Re: [PATCH][x86] Match movss and movsd "blend" instructions

On Donnerstag, 2. August 2018 23:15:28 CEST Marc Glisse wrote:
> On Thu, 2 Aug 2018, Allan Sandfeld Jensen wrote:
> > I forgot. One of the things that makes using __builtin_shuffle ugly is
> > that
> > __v4si  as the suffle argument needs to be in _mm_move_ss, is declared
> > in emmintrin.h, but _mm_move_ss is in xmmintrin.h.
> __v4si is some internal detail, I don't see much issue with moving it to
> xmmintrin.h if you want to use it there.
> > In general the gcc __builtin_shuffle syntax with the argument being a
> > vector is kind of ackward. At least for the declaring intrinsics, the
> > clang still where the permutator is extra argument is easier to deal
> > with:
> > __builtin_shuffle(a, b, (__v4si){4, 0, 1, 2})
> > vs
> > __builtin_shuffle(a, b, 4, 0, 1, 2)
> __builtin_shufflevector IIRC
> >> The question is what users expect and get when they use -O0 with
> >> intrinsics?> 
> > Here is the version with __builtin_shuffle. It might be more expectable
> > -O0, but it is also uglier.
> I am not convinced -O0 is very important.
Me neither, and in any case I would argue the logic that recognizes the vector 
constructions patterns are not optimizations but instruction matching.

> If you start extending your approach to _mm_add_sd and others, while one
> instruction is easy enough to recognize, if we put several in a row, they
> will be partially simplified and may become harder to recognize.
> { x*(y+v[0]-z), v[1] } requires that you notice that the upper part of
> this vector is v[1], i.e. the upper part of a vector whose lower part
> appears somewhere in the arbitrarily complex expression for the lower
> part of the result. And you then have to propagate the fact that you are
> doing vector operations all the way back to v[0].
> I don't have a strong opinion on what the best approach is.
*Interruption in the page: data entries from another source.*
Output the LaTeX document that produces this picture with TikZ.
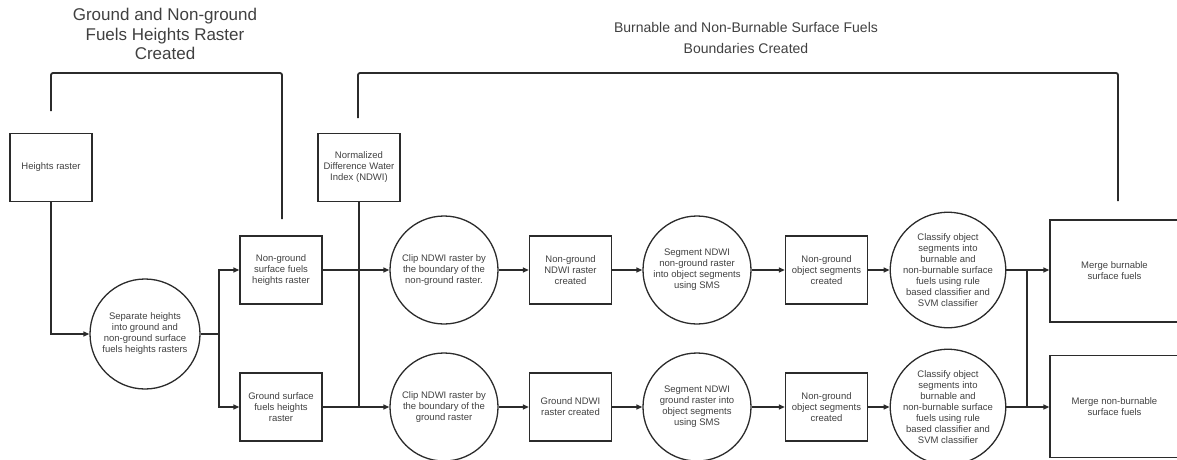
\documentclass[tikz,border=0pt]{standalone}
\usepackage{fontspec}
\setmainfont{Liberation Sans}
\usetikzlibrary{arrows.meta,calc}
\definecolor{ink}{HTML}{2B2B2B}
\definecolor{txt}{HTML}{404040}
\tikzset{
  base/.style={draw=ink, line width=1.3pt, text=txt, align=center, inner sep=0pt,
    font=\fontsize{9.5}{11}\selectfont},
  box/.style={base, rectangle, minimum width=82pt, minimum height=68pt},
  bigbox/.style={base, rectangle, minimum width=129pt, minimum height=102pt},
  proc/.style={base, circle, minimum size=108pt},
  conn/.style={draw=ink, line width=1.3pt},
  arr/.style={conn, -{Triangle[length=6pt,width=5pt]}},
  bracket/.style={draw=ink, line width=1.8pt, rounded corners=2pt},
  title/.style={text=txt, align=center, inner sep=0pt}
}
\begin{document}
\begin{tikzpicture}[x=1pt,y=-1pt]
\useasboundingbox (0,0) rectangle (1177,459);
% titles
\node[title, font=\fontsize{17}{19.5}\selectfont] (t1) at (165,34) {Ground and Non-ground\\Fuels Heights Raster\\Created};
\node[title, font=\fontsize{14}{21}\selectfont] (t2) at (746,37.5) {Burnable and Non-Burnable Surface Fuels\\Boundaries Created};
% nodes
\node[box] (hr) at (51,167.5) {Heights raster};
\node[box] (ndwi) at (359,167.5) {Normalized\\Difference Water\\Index (NDWI)};
\node[proc, minimum size=110pt] (sep) at (145,334) {Separate heights\\into ground and\\non-ground surface\\fuels heights rasters};
\node[box] (ngs) at (281,270) {Non-ground\\surface fuels\\heights raster};
\node[box] (gs) at (281,407) {Ground surface\\fuels heights\\raster};
\node[proc] (clip1) at (444,270) {Clip NDWI raster by\\the boundary of the\\non-ground raster.};
\node[proc] (clip2) at (444,407) {Clip NDWI raster by\\the boundary of the\\ground raster};
\node[box] (ngndwi) at (570.5,270) {Non-ground\\NDWI raster\\created};
\node[box] (gndwi) at (570.5,407) {Ground NDWI\\raster created};
\node[proc] (seg1) at (697,270) {Segment NDWI\\non-ground raster\\into object segments\\using SMS};
\node[proc] (seg2) at (697,407) {Segment NDWI\\ground raster into\\object segments\\using SMS};
\node[box] (obj1) at (826.5,270) {Non-ground\\object segments\\created};
\node[box] (obj2) at (826.5,407) {Non-ground\\object segments\\created};
\node[proc, minimum size=106pt] (cls1) at (948,270) {Classify object\\segments into\\burnable and\\non-burnable surface\\fuels using rule\\based classifier and\\SVM classifier};
\node[proc, minimum size=106pt] (cls2) at (948,407) {Classify object\\segments into\\burnable and\\non-burnable surface\\fuels using rule\\based classifier and\\SVM classifier};
\node[bigbox] (m1) at (1114.5,271) {Merge burnable\\surface fuels};
\node[bigbox] (m2) at (1114.5,406.5) {Merge non-burnable\\surface fuels};
% junction coordinates
\coordinate (j1) at (219,334);
\coordinate (j2) at (ndwi.south |- gs.east);
\coordinate (j3a) at (1027,270);
\coordinate (j3b) at (1027,407);
% connectors
\draw[arr] (hr.south) |- (sep.west);
\draw[conn] (sep.east) -- (j1);
\draw[arr] (j1) |- (ngs.west);
\draw[arr] (j1) |- (gs.west);
\draw[arr] (ngs.east) -- (clip1.west);
\draw[arr] (gs.east) -- (clip2.west);
\draw[conn] (ndwi.south) -- (j2);
\draw[arr] (clip1.east) -- (ngndwi.west);
\draw[arr] (clip2.east) -- (gndwi.west);
\draw[arr] (ngndwi.east) -- (seg1.west);
\draw[arr] (gndwi.east) -- (seg2.west);
\draw[arr] (seg1.east) -- (obj1.west);
\draw[arr] (seg2.east) -- (obj2.west);
\draw[arr] (obj1.east) -- (cls1.west);
\draw[arr] (obj2.east) -- (cls2.west);
\draw[arr] (cls1.east) -- (cls1.east -| m1.west);
\draw[arr] (cls2.east) -- (cls2.east -| m2.west);
\draw[conn] (j3a) -- (j3b);
% brackets
\coordinate (b1a) at (51,111);
\coordinate (b1b) at (282,219);
\coordinate (b2a) at (358,118);
\coordinate (b2b) at (1118,201);
\draw[bracket] (b1a) -- (b1a |- 0,73) -- (b1b |- 0,73) -- (b1b);
\draw[bracket] (b2a) -- (b2a |- 0,73) -- (b2b |- 0,73) -- (b2b);
\end{tikzpicture}
\end{document}
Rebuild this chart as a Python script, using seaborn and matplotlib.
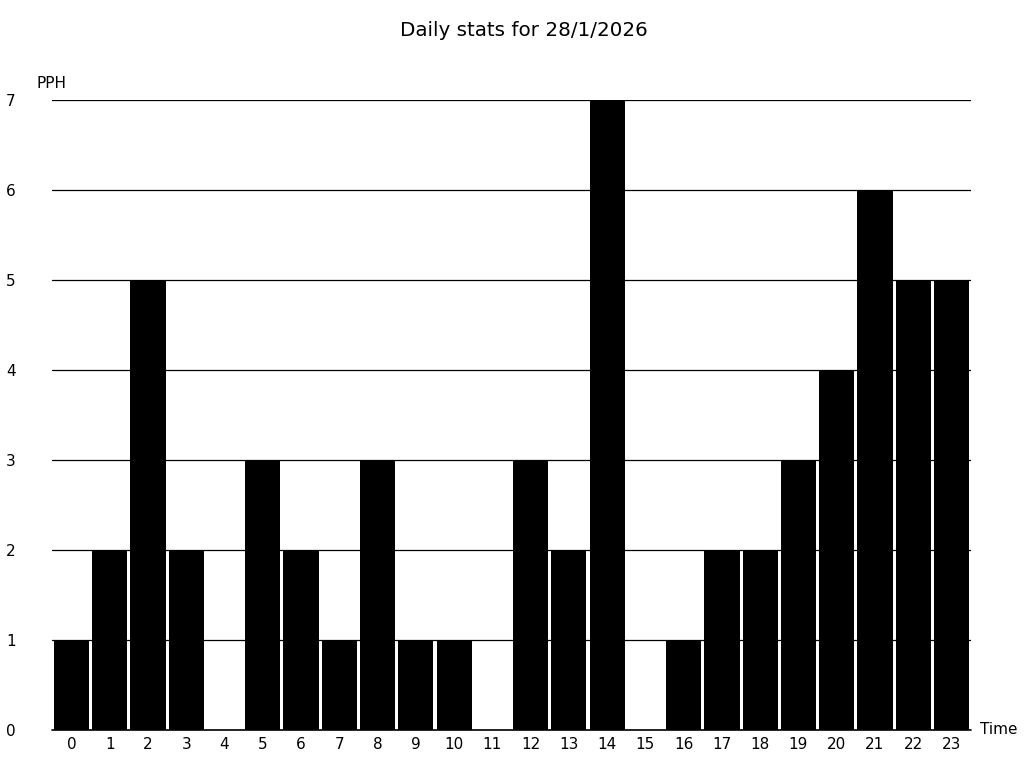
import matplotlib
matplotlib.use('Agg')
import matplotlib.pyplot as plt
import seaborn as sns
import pandas as pd

hours = list(range(24))
pph = [1, 2, 5, 2, 0, 3, 2, 1, 3, 1, 1, 0, 3, 2, 7, 0, 1, 2, 2, 3, 4, 6, 5, 5]

sns.set_style("white")
plt.rcParams['font.family'] = ['DejaVu Sans']
plt.rcParams['text.color'] = 'black'
plt.rcParams['xtick.color'] = 'black'
plt.rcParams['ytick.color'] = 'black'

df = pd.DataFrame({"hour": [str(h) for h in hours], "pph": pph})

fig = plt.figure(figsize=(10.24, 7.68), dpi=100)
ax = fig.add_axes([52 / 1024, 38 / 768, 919 / 1024, 630 / 768])

sns.barplot(data=df, x="hour", y="pph", color="black", saturation=1,
            width=0.92, linewidth=0, ax=ax, zorder=2)

ax.set_ylim(0, 7)
ax.set_xlim(-0.51, 23.51)
ax.set_yticks(range(8))
ax.yaxis.grid(True, color="black", linewidth=0.9, zorder=0)
ax.axhline(0, color="black", linewidth=1.2, zorder=1, clip_on=False)
ax.set_axisbelow(True)
for s in ax.spines.values():
    s.set_visible(False)
ax.tick_params(axis="y", length=0, pad=33, labelsize=11, labelcolor="black")
ax.tick_params(axis="x", length=0, pad=5, labelsize=11, labelcolor="black")
for lbl in ax.get_yticklabels():
    lbl.set_horizontalalignment("left")
ax.set_xlabel("")
ax.set_ylabel("")

fig.text(37 / 1024, 1 - 84 / 768, "PPH", fontsize=11, va="center", ha="left", color="black")
fig.text(980 / 1024, 1 - 730 / 768, "Time", fontsize=11, va="center", ha="left", color="black")
fig.suptitle("Daily stats for 28/1/2026", x=524 / 1024, y=1 - 31 / 768, va="center",
             fontsize=14.3, color="black")

fig.savefig("out.png", dpi=100)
Yes, I am not sure all of those could be done exhaustively with the existing 
logic, and it might also be of dubious value as in almost all cases the ps 
instructions have the same latency and bandwidth as the ss instructions, so 
developers should probably use _ps versions as they are scheduled better by 
the compiler (or at least better by gcc).
It was just an idea, and I haven't tried it at this point.